Por meio de poços de monitoramento e estações climatológicas, a ideia é detalhar, antes que não sobre mais vegetação original de cerrado por ali, como se dá a recarga do aquífero Guarani sob diferentes regimes de uso do solo. “Não é possível gerenciar o que não se conhece”, diz Wendland sobre uma das fontes de água subterrânea mais importantes do Brasil. O aquífero é uma camada porosa de rochas na qual se infiltra a água das chuvas, depois liberada lentamente para os rios. Essa diferença de tempo entre o abastecimento e a descarga, consequência do trajeto lento da água pelo meio subterrâneo, é o que garante perenidade aos rios, que dependem dessa poupança hídrica.
O grupo de Wendland tem mostrado, por exemplo, que a disponibilidade de água diminui quando se substituem as pequenas árvores retorcidas do cerrado, adaptadas a viver sob estresse hídrico, por eucaliptos, que consomem bastante água e em poucos anos atingem o tamanho de corte. Medições feitas entre 2004 e 2007 mostram que as taxas de recarga têm relação íntima com a intensidade da precipitação e o porte das culturas agrícolas nessa região onde o cerrado está praticamente extinto, de acordo com artigo aceito para publicação nos Anais da Academia Brasileira de Ciências.

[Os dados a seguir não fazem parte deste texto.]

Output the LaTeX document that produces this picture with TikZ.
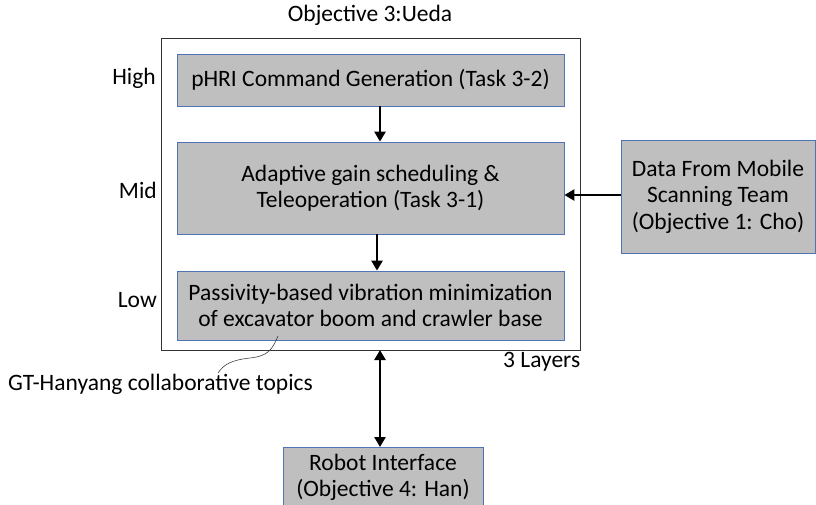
\documentclass[tikz,border=0pt]{standalone}
\usepackage{fontspec}
\setmainfont{Carlito}
\usetikzlibrary{arrows.meta}
\definecolor{boxfill}{RGB}{191,191,191}
\definecolor{boxedge}{RGB}{80,115,180}
\tikzset{
  layerbox/.style={draw=boxedge, fill=boxfill, line width=0.8pt, align=center, inner sep=0pt, font=\fontsize{23.5}{26.5}\selectfont},
  flow/.style={line width=2.8pt, -{Triangle[width=11pt,length=10pt]}},
  flow2/.style={line width=2.8pt, {Triangle[width=11pt,length=10pt]}-{Triangle[width=11pt,length=10pt]}},
  lbl/.style={font=\fontsize{23.5}{26.5}\selectfont, inner sep=0pt}
}
\begin{document}
\begin{tikzpicture}[x=1pt,y=-1pt]
\useasboundingbox (0,0) rectangle (816,504);
% outer frame of the three layers
\draw[line width=0.9pt, draw=black!80] (161,38) rectangle (580,350);
\coordinate (frameS) at (380,350);
\node[lbl] (title) at (370,15) {Objective 3:Ueda};

% layer boxes
\node[layerbox, minimum width=387pt, minimum height=52pt] (high) at (370.5,80) {pHRI Command Generation (Task 3-2)};
\node[layerbox, minimum width=387pt, minimum height=92pt] (mid) at (370.5,188) {Adaptive gain scheduling \&\\Teleoperation (Task 3-1)};
\node[layerbox, minimum width=387pt, minimum height=69pt] (low) at (370.5,305.5) {Passivity-based vibration minimization\\of excavator boom and crawler base};

% level labels
\node[lbl, anchor=east] (lhigh) at (156,78) {High};
\node[lbl, anchor=east] (lmid) at (157,190) {Mid};
\node[lbl, anchor=east] (llow) at (157,300) {Low};

% external boxes
\node[layerbox, minimum width=194pt, minimum height=113pt] (data) at (718,196.5) {Data From Mobile\\Scanning Team\\(Objective 1: Cho)};
\node[layerbox, minimum width=200pt, minimum height=60pt, anchor=north] (robot) at (383,447) {Robot Interface\\(Objective 4: Han)};

% annotations
\node[lbl, anchor=west] (layers) at (503,362) {3 Layers};
\node[lbl, anchor=west] (collab) at (8,384) {GT-Hanyang collaborative topics};
\coordinate (tagA) at (278,336);
\coordinate (tagB) at (218,373);
\draw[line width=0.6pt, black!75] (tagA) .. controls (272,350) and (268,356) .. (250,358) .. controls (232,360) and (224,364) .. (tagB);

% connectors
\draw[flow] (high.south -| 380,0) -- (mid.north -| 380,0);
\draw[flow] (mid.south -| 377,0) -- (low.north -| 377,0);
\draw[flow] (data.west |- 0,195) -- (mid.east |- 0,195);
\draw[flow2] (frameS) -- (robot.north -| frameS);
\end{tikzpicture}
\end{document}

Isso não significa, porém, que os eucaliptos sejam vilões incondicionais. O impacto de árvores de grande porte depende, em parte, da profundidade do aquífero no ponto em que estão plantadas. Segundo Lima, os mais de 20 anos de monitoramento contínuo feito pelo Promab mostraram que a relação entre espécies florestais e água não é constante. “Onde a disponibilidade é crítica, um elemento novo pode secar as microbacias”, explica. “Mas onde o balanço hídrico e climático é bom, a diminuição de água nem é sentida.” Essas conclusões deixam claro que é necessário fazer um zoneamento de onde se pode plantar e onde a prática seria nociva, um planejamento que não existe no Brasil.
Para Wendland, a importância de entender a relação entre o cerrado e os aquíferos é crucial porque as nascentes da maioria das grandes bacias hidrográficas do país estão no domínio desse bioma. Além da importância como recurso hídrico, algumas dessas bacias – do Paraná, do Tocantins, do Parnaíba e do São Francisco – são as principais fornecedoras de água para geração de energia elétrica no Brasil.